“The use of performance-enhancing drugs like steroids is dangerous and it sends the wrong message that there are shortcuts to accomplishment. And that performance is more important than character,” President George W. Bush, 2004 State of the Union Address.
“King” Mo Lawal was not the first fighter to test positive for a banned substance in the state of Nevada. In all likelihood, assuming the Mayans weren’t right or the rapture doesn’t come, he won’t be the last either. Wherever you find athletes, you’ll find athletes looking to get the slightest edge, no matter the cost physically or financially.
Coincidentally, or perhaps not, on the same day the Nevada State Athletic Commission announced Lawal’s failed drug screening, the UFC had a steroid announcement of its own. The company will no longer meekly sit back and rely on state commissions to test their fighters for prohibited substances.
From this day forward, the UFC will test fighters before they ever enter the promotion. The UFC has hung a sign outside the Octagon and it’s written in giant letters. Perhaps in multiple languages. In crayon so even the slowest can comprehend:
“These are the best fighters in the world. Men of honor and discipline. Swollen juice monkeys need not apply.”
Okay. That wasn’t really what their press release said. The actual release was a bit more disciplined, but the message was the same:
“The health and safety of our athletes is our top priority,” UFC President Dana White said. “We’ve seen the issues performance-enhancing drugs have caused in other sports and we’re going to do everything we can to keep them out of the UFC and Strikeforce. Our athletes are already held to the highest testing standards in all sports by athletic commissions. Our new testing policy for performance-enhancing drugs only further shows how important it is to us to have our athletes competing on a level playing field.”
It’s a positive step forward for the UFC. Out-of-competition drug testing, perhaps even Dana White himself traveling to a random gym and making all the fighters take a piss test, would be even better.
But neither will be enough. Nothing ever will be. Athletes will spit in the face of risk and take the latest designer drugs no matter the obstacles. And that’s not just my opinion, friends. That’s science.
In the 1980s, researcher Bob Goldman asked a sampling of high-level athletes if they’d take a drug that would guarantee them a gold medal at the Olympics. The cost? They would be dead within five years. An astounding 52 percent admitted they would take the deadly drug. Results stayed consistent over the decade and into the 1990s. Athletes would literally be willing to die to win.

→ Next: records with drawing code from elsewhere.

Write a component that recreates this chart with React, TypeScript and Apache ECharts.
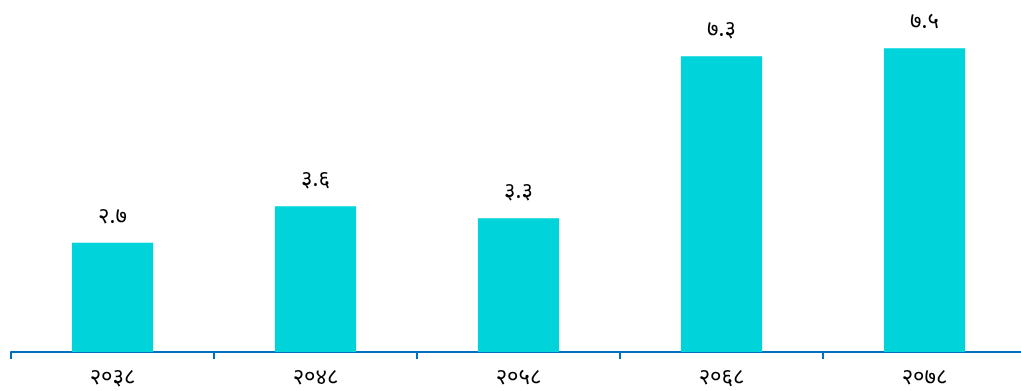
import React, { useEffect, useRef } from "react";
import * as echarts from "echarts";

const categories = ["२०३८", "२०४८", "२०५८", "२०६८", "२०७८"];
const values = [2.7, 3.6, 3.3, 7.3, 7.5];
const valueLabels = ["२.७", "३.६", "३.३", "७.३", "७.५"];

export default function App() {
  const ref = useRef<HTMLDivElement>(null);
  useEffect(() => {
    if (!ref.current) return;
    const chart = echarts.init(ref.current, undefined, { renderer: "svg" });
    chart.setOption({
      animation: false,
      grid: { left: 11, right: 0, top: 28, bottom: 39, containLabel: false },
      xAxis: {
        type: "category",
        data: categories,
        axisLine: { lineStyle: { color: "#0070C0", width: 2 } },
        axisTick: { show: true, length: 7, lineStyle: { color: "#0070C0", width: 2 } },
        axisLabel: { margin: 12, fontSize: 22, color: "#000", fontFamily: "Noto Sans, sans-serif" },
      },
      yAxis: {
        type: "value",
        min: 0,
        max: 8,
        show: false,
        splitLine: { show: false },
      },
      series: [
        {
          type: "bar",
          data: values,
          barWidth: "40%",
          itemStyle: { color: "#00D4DA" },
          label: {
            show: true,
            position: "top",
            distance: 18,
            fontSize: 22,
            color: "#000",
            fontFamily: "Noto Sans, sans-serif",
            formatter: (p: any) => valueLabels[p.dataIndex],
          },
        },
      ],
    });
    return () => chart.dispose();
  }, []);
  return <div ref={ref} style={{ position: "fixed", left: 0, top: 0, width: 1026, height: 391 }} />;
}
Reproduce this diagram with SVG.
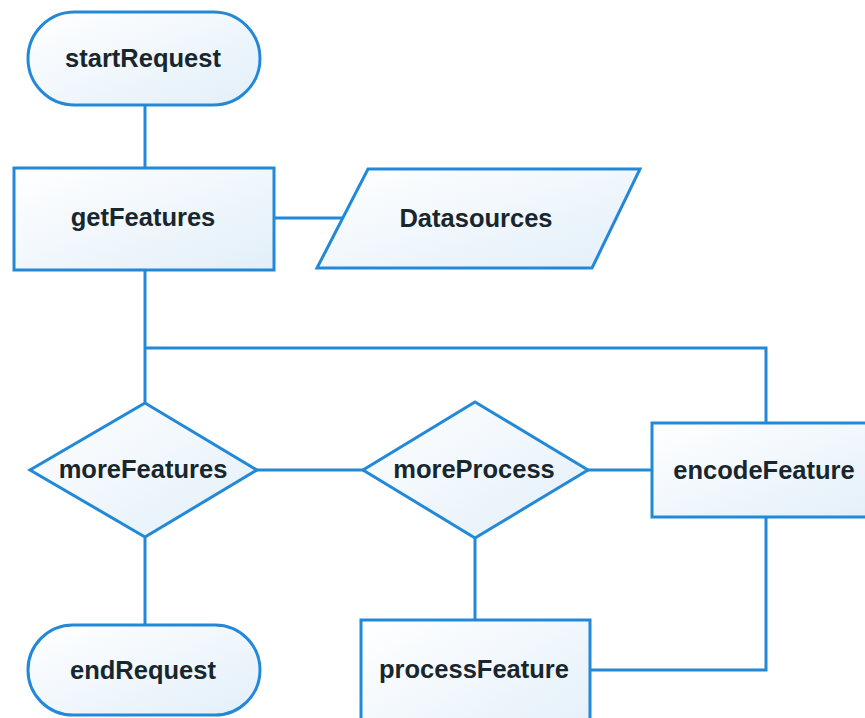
<svg xmlns="http://www.w3.org/2000/svg" width="865" height="718" viewBox="0 0 865 718">
<defs>
<linearGradient id="g" x1="0" y1="0" x2="1" y2="1">
<stop offset="0" stop-color="#ffffff"/>
<stop offset="1" stop-color="#e2eff9"/>
</linearGradient>
<style>
.s{fill:url(#g);stroke:#2289d8;stroke-width:3}
.c{fill:none;stroke:#2289d8;stroke-width:3}
.t{font-family:"Liberation Sans",Arial,sans-serif;font-weight:bold;font-size:25.5px;fill:#18262e;text-anchor:middle;dominant-baseline:central}
</style>
</defs>
<rect width="865" height="718" fill="#ffffff"/>
<g id="connectors">
<line class="c" x1="145" y1="105" x2="145" y2="168"/>
<line class="c" x1="274" y1="218" x2="343" y2="218"/>
<polyline class="c" points="145,270 145,403"/>
<polyline class="c" points="145,348 766,348 766,423"/>
<line class="c" x1="257" y1="470" x2="363" y2="470"/>
<line class="c" x1="588" y1="470" x2="652" y2="470"/>
<line class="c" x1="145" y1="537" x2="145" y2="625"/>
<line class="c" x1="475" y1="538" x2="475" y2="620"/>
<polyline class="c" points="590,670 766,670 766,517"/>
</g>
<g id="startRequest">
<rect class="s" x="28" y="12" width="232" height="93" rx="46.5"/>
<text class="t" x="143" y="58">startRequest</text>
</g>
<g id="getFeatures">
<rect class="s" x="14" y="168" width="260" height="102"/>
<text class="t" x="143" y="217">getFeatures</text>
</g>
<g id="Datasources">
<polygon class="s" points="368,169 640,169 592,268 317,268"/>
<text class="t" x="476" y="218">Datasources</text>
</g>
<g id="moreFeatures">
<polygon class="s" points="145,403 257,470 145,537 30,470"/>
<text class="t" x="143" y="469">moreFeatures</text>
</g>
<g id="moreProcess">
<polygon class="s" points="475,402 588,470 475,538 363,470"/>
<text class="t" x="474" y="469">moreProcess</text>
</g>
<g id="encodeFeature">
<rect class="s" x="652" y="423" width="240" height="94"/>
<text class="t" x="764" y="470">encodeFeature</text>
</g>
<g id="processFeature">
<rect class="s" x="361" y="620" width="229" height="130"/>
<text class="t" x="474" y="669">processFeature</text>
</g>
<g id="endRequest">
<rect class="s" x="28" y="625" width="232" height="90" rx="45"/>
<text class="t" x="143" y="670">endRequest</text>
</g>
</svg>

That’s how ingrained winning is in athletic culture. I’m not built that way. Chances are you aren’t either.
In a corresponding study focused on non-athletes, only two of 250 respondents would trade their lives for ultimate success in their fields. Athletes are different beasts, with combat sports stars being the most beastly of all.
Ultimately, athletes are going to use performance enhancers. When one gets caught, like Lawal was this month, the cheaters just get smarter. They learn how to time their cycles. They learn which designer drugs the tests can now spot. They stay one step ahead of the pee police.
The incentives to do just that are too strong, and we’re not talking just the little things like money and fame. The ultimate incentive of all is winning and sporting immortality. If an athlete will die to achieve success, how can a monetary fine or suspension stop him?